Request: Write out all records as given; omit images.

Code that draws figures:
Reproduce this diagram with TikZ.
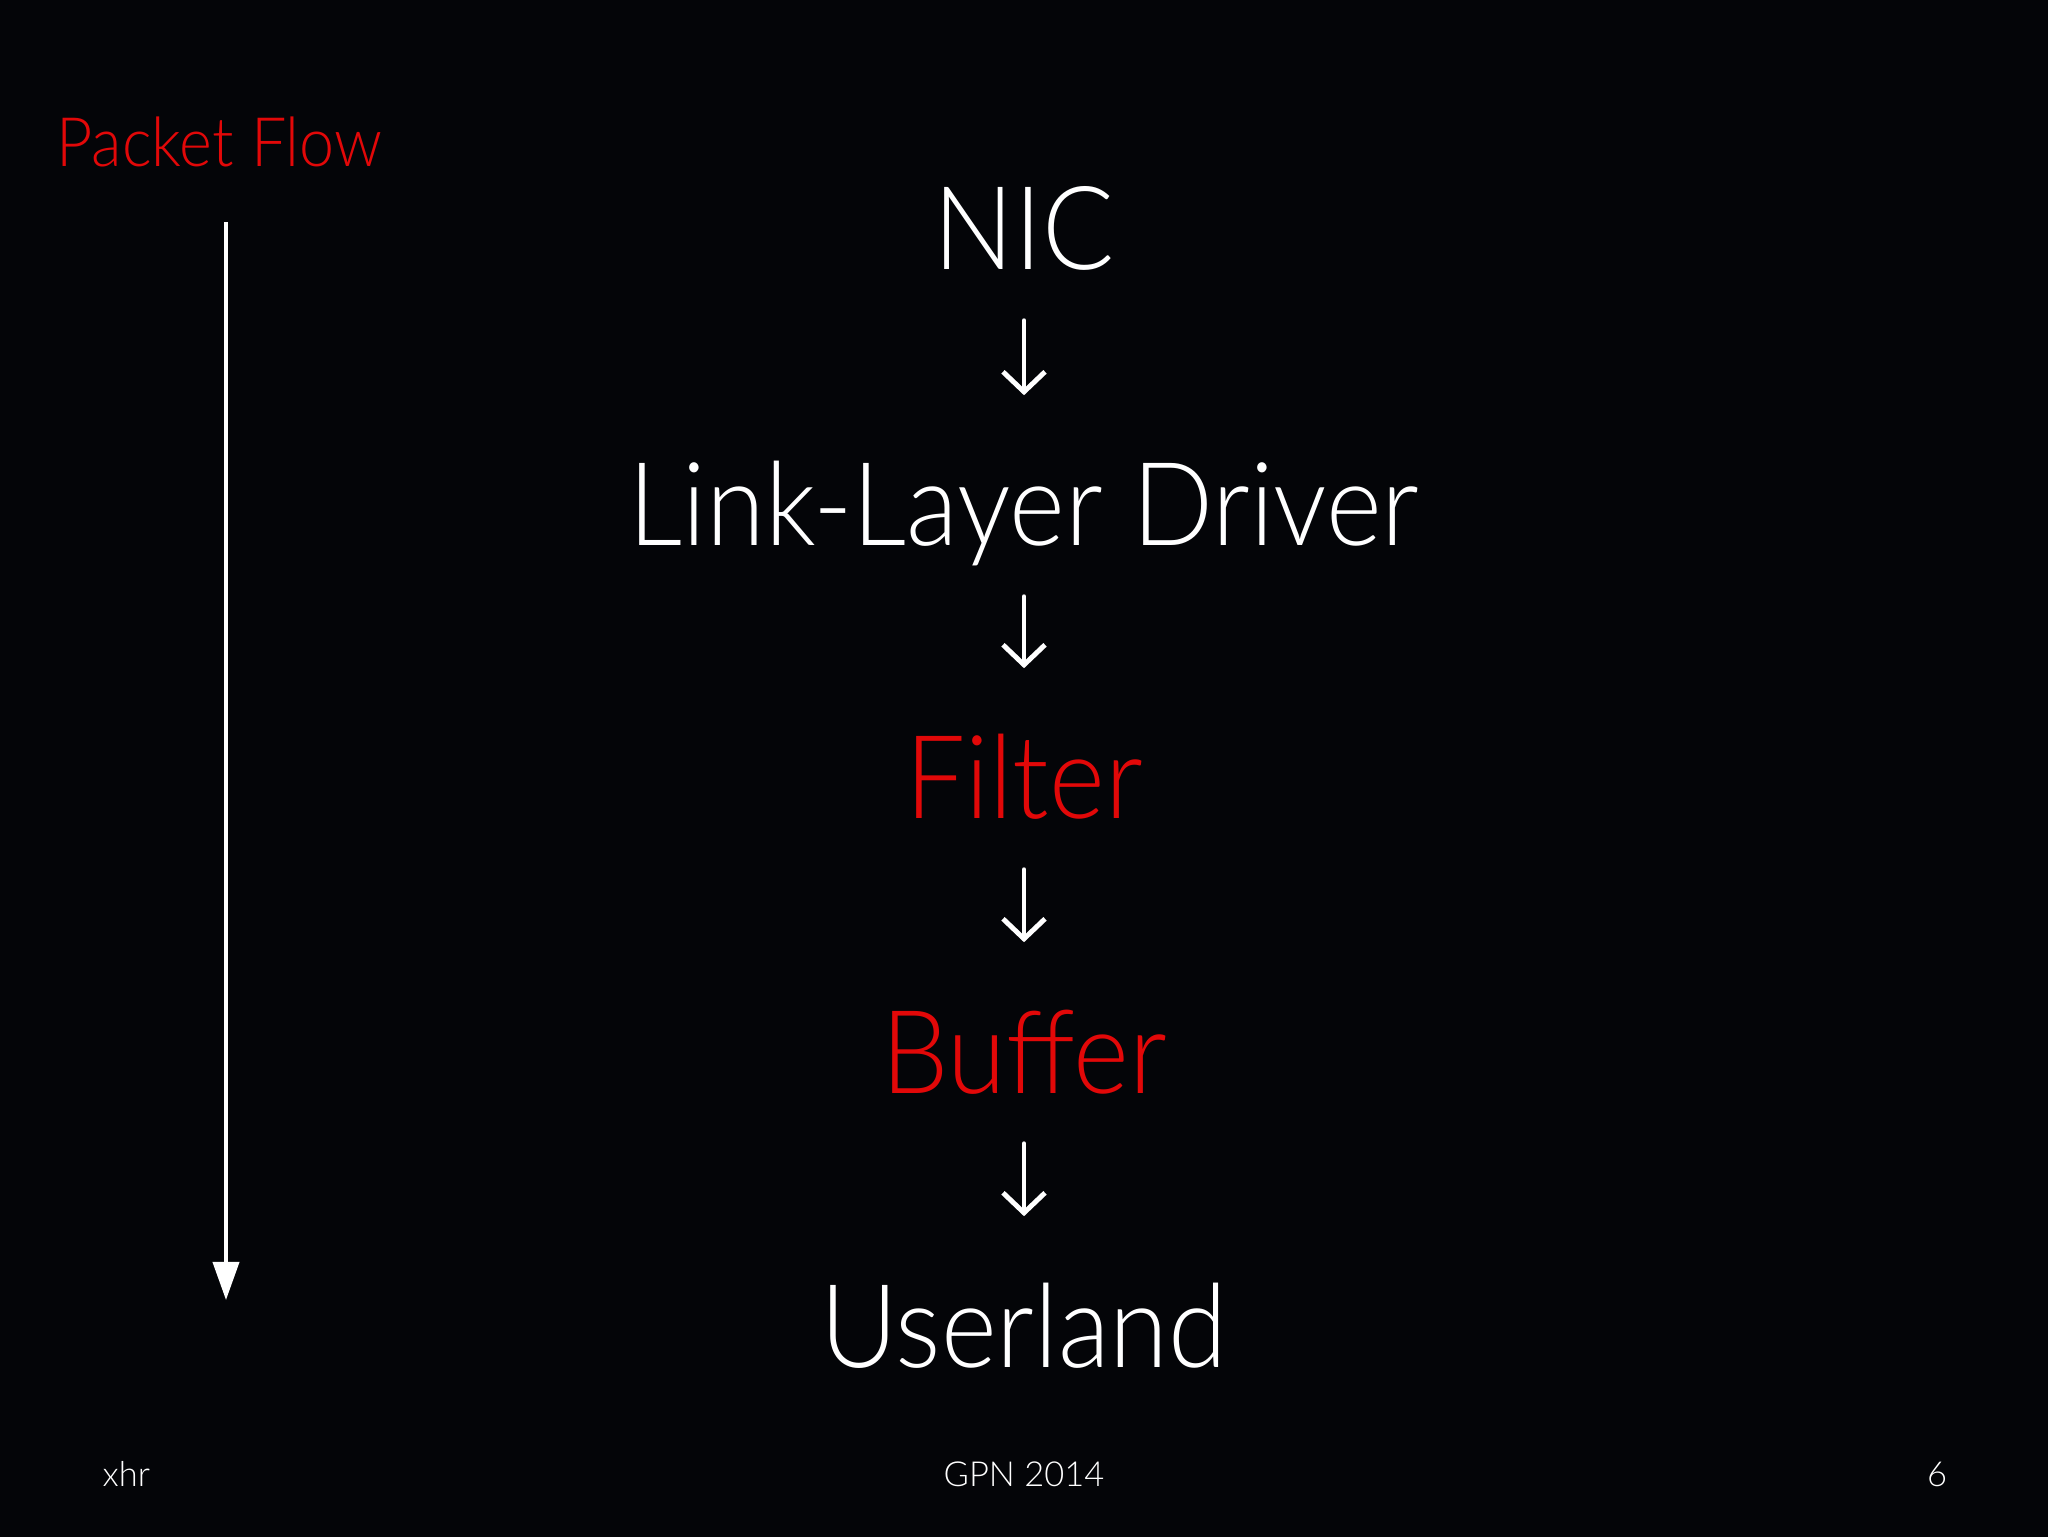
\documentclass[tikz,border=0pt]{standalone}
\usepackage{fontspec}
\setmainfont{Lato Light}
\newfontfamily\narrowlight{Lato Light}[FakeStretch=0.92]
\usetikzlibrary{arrows.meta}
\usetikzlibrary{backgrounds}
\definecolor{slidebg}{RGB}{4,5,8}
\definecolor{slidered}{RGB}{226,8,8}

\begin{document}
\begin{tikzpicture}[x=0.01cm,y=-0.01cm]
	\fill[slidebg] (0,0) rectangle (2048,1537);

	\begin{scope}[every node/.style={anchor=base, inner sep=0pt, text depth=0pt, text height=0.83cm, text=white, font=\narrowlight\fontsize{33}{40}\selectfont}]
		\node (nic) at (1024,270) {NIC};
		\node (driver) at (1024,546) {Link-Layer Driver};
		\node[text=slidered] (filter) at (1024,819) {Filter};
		\node[text=slidered] (buffer) at (1024,1093) {Buffer};
		\node (userland) at (1024,1367) {Userland};
	\end{scope}

	\begin{scope}[>={Straight Barb[length=2mm,width=4.2mm]},
	              every edge/.style={draw=white, line width=1.4pt, line cap=round, line join=round, ->, shorten <=0.5cm, shorten >=0.67cm}]
		\path (nic) edge (driver);
		\path (driver) edge (filter);
		\path (filter) edge (buffer);
		\path (buffer) edge (userland);
	\end{scope}

	\node[anchor=base west, inner sep=0pt, text=slidered, font=\narrowlight\fontsize{19.4}{23}\selectfont] (flowlabel) at (56,167) {Packet Flow};
	\coordinate (flowtop) at (226,222);
	\coordinate (flowend) at (226,1300);
	\draw[white, line width=1.1pt, -{Triangle[length=3.8mm,width=2.6mm]}] (flowtop) -- (flowend);

	\begin{scope}[every node/.style={anchor=base, inner sep=0pt, text=white, font=\fontsize{9.8}{12}\selectfont}]
		\node[anchor=base west] (author) at (102,1486) {xhr};
		\node (event) at (1024,1486) {GPN 2014};
		\node (pagenum) at (1937,1486) {6};
	\end{scope}
\end{tikzpicture}
\end{document}
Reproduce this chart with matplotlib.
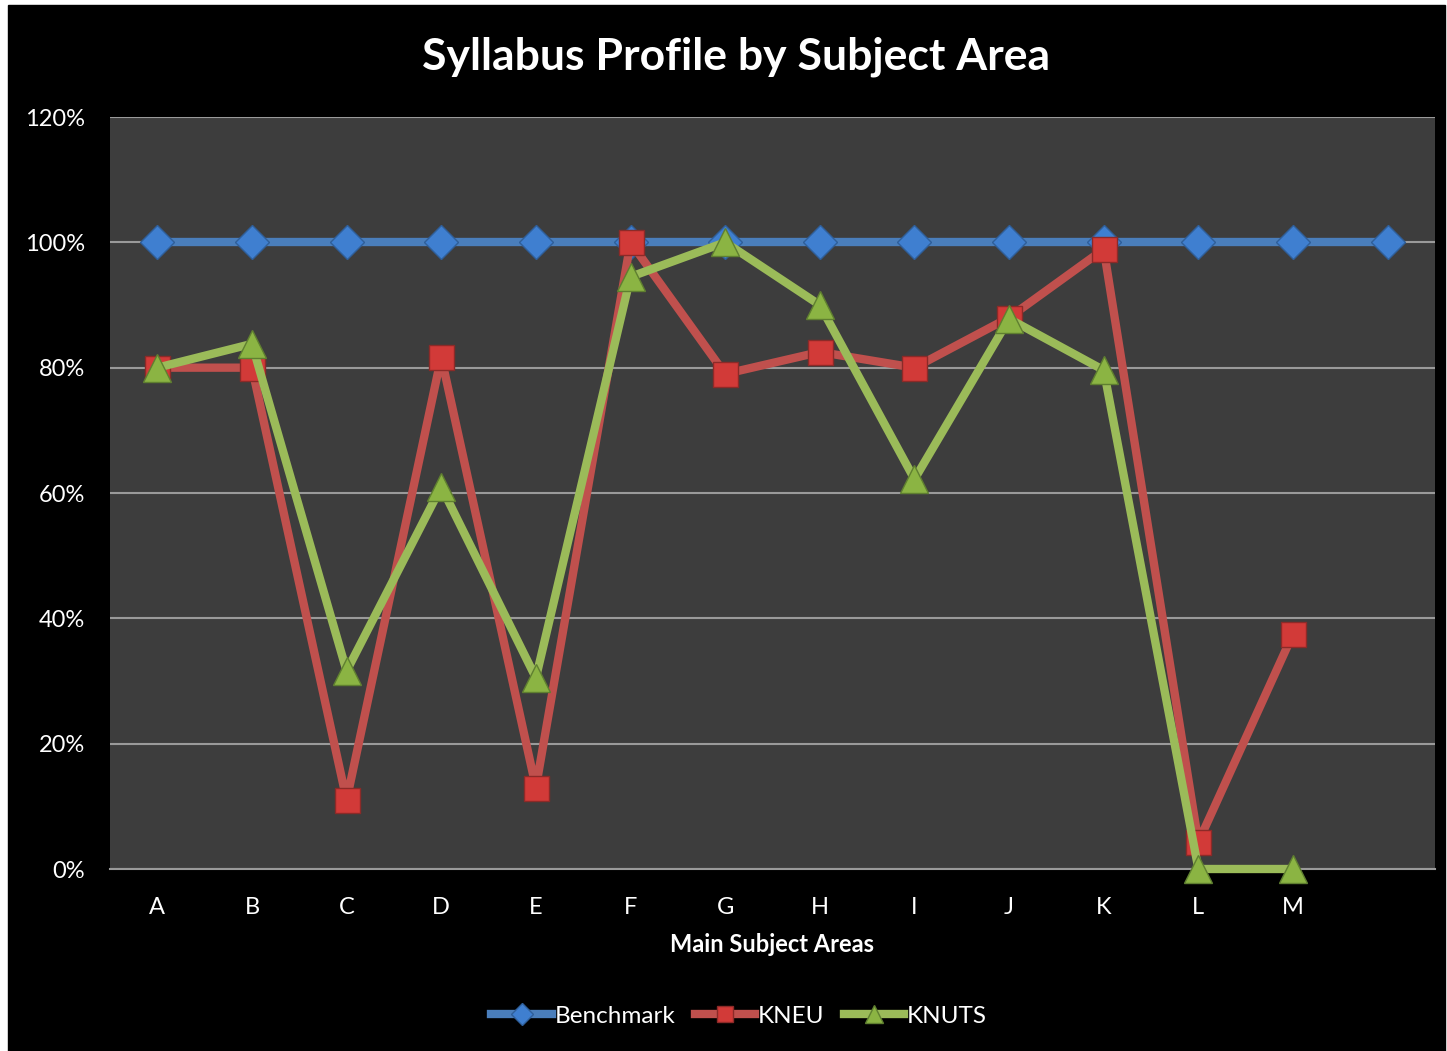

Result for this task:
Reproduce this diagram with TikZ.
\documentclass[tikz,border=0pt]{standalone}
\usepackage{fontspec}
\setmainfont{Lato Light}
\newfontfamily\narrowlight{Lato Light}[FakeStretch=0.92]
\usetikzlibrary{arrows.meta}
\usetikzlibrary{backgrounds}
\definecolor{slidebg}{RGB}{4,5,8}
\definecolor{slidered}{RGB}{226,8,8}

\begin{document}
\begin{tikzpicture}[x=0.01cm,y=-0.01cm]
	\fill[slidebg] (0,0) rectangle (2048,1537);

	\begin{scope}[every node/.style={anchor=base, inner sep=0pt, text depth=0pt, text height=0.83cm, text=white, font=\narrowlight\fontsize{33}{40}\selectfont}]
		\node (nic) at (1024,270) {NIC};
		\node (driver) at (1024,546) {Link-Layer Driver};
		\node[text=slidered] (filter) at (1024,819) {Filter};
		\node[text=slidered] (buffer) at (1024,1093) {Buffer};
		\node (userland) at (1024,1367) {Userland};
	\end{scope}

	\begin{scope}[>={Straight Barb[length=2mm,width=4.2mm]},
	              every edge/.style={draw=white, line width=1.4pt, line cap=round, line join=round, ->, shorten <=0.5cm, shorten >=0.67cm}]
		\path (nic) edge (driver);
		\path (driver) edge (filter);
		\path (filter) edge (buffer);
		\path (buffer) edge (userland);
	\end{scope}

	\node[anchor=base west, inner sep=0pt, text=slidered, font=\narrowlight\fontsize{19.4}{23}\selectfont] (flowlabel) at (56,167) {Packet Flow};
	\coordinate (flowtop) at (226,222);
	\coordinate (flowend) at (226,1300);
	\draw[white, line width=1.1pt, -{Triangle[length=3.8mm,width=2.6mm]}] (flowtop) -- (flowend);

	\begin{scope}[every node/.style={anchor=base, inner sep=0pt, text=white, font=\fontsize{9.8}{12}\selectfont}]
		\node[anchor=base west] (author) at (102,1486) {xhr};
		\node (event) at (1024,1486) {GPN 2014};
		\node (pagenum) at (1937,1486) {6};
	\end{scope}
\end{tikzpicture}
\end{document}
Reproduce this chart with matplotlib.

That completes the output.